Bitcoin slid to its lowest point in two months on Tuesday, deepening a split with traditional equities that market intelligence firm Santiment says has grown too stark for traders to brush aside. The move chips away at the narrative that crypto and stocks move in lockstep — a pattern that had held for much of the year.
The divergence widens
Santiment flagged the growing disconnect in a note to clients, pointing out that Bitcoin's price action has strayed further from U.S. stock indices in recent sessions. The firm described the gap as “increasingly difficult for traders to ignore,” though it did not pin the divergence on any single catalyst. Bitcoin's drop to a two-month low came as equity benchmarks like the S&P 500 held relatively steady, leaving the correlation frayed.
What traders are watching
For market participants, the decoupling raises questions about what's driving Bitcoin lower — and whether stocks will eventually follow. Without a clear macro trigger, some are looking at crypto-specific pressures like exchange flows or on-chain activity. But Santiment's observation underscores a broader unease: if the usual relationship with equities breaks down, Bitcoin's price path becomes harder to read.

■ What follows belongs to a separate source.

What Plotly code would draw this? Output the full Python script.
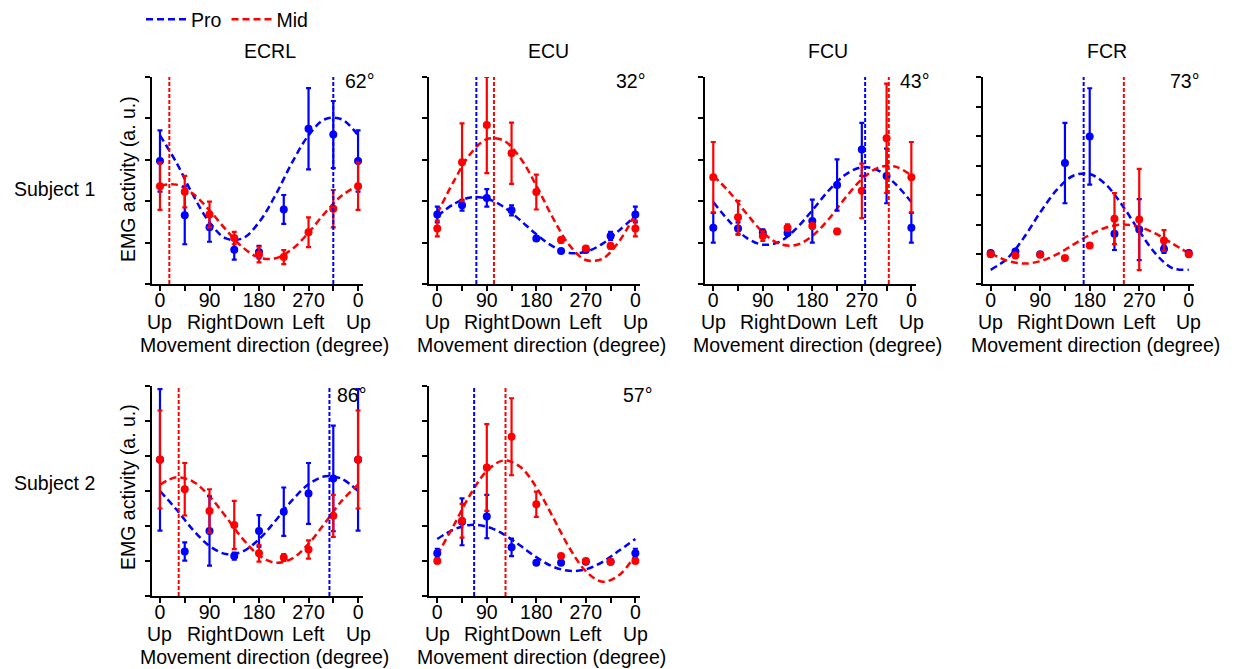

Bitcoin's isolation from stocks
The divergence is notable because crypto had traded in close sympathy with equities for most of 2025 and early 2026, reacting to Fed policy shifts and economic data in near-unison. That pattern made Bitcoin a high-beta proxy for risk appetite. Now, with Bitcoin hitting a fresh low while stocks grind sideways, the old playbook no longer applies. Santiment's alert suggests the market is taking notice — even if the reasons remain murky.
As June begins, Bitcoin's move leaves traders recalibrating their assumptions. The gap with equities is real, visible, and, according to Santiment, impossible to ignore.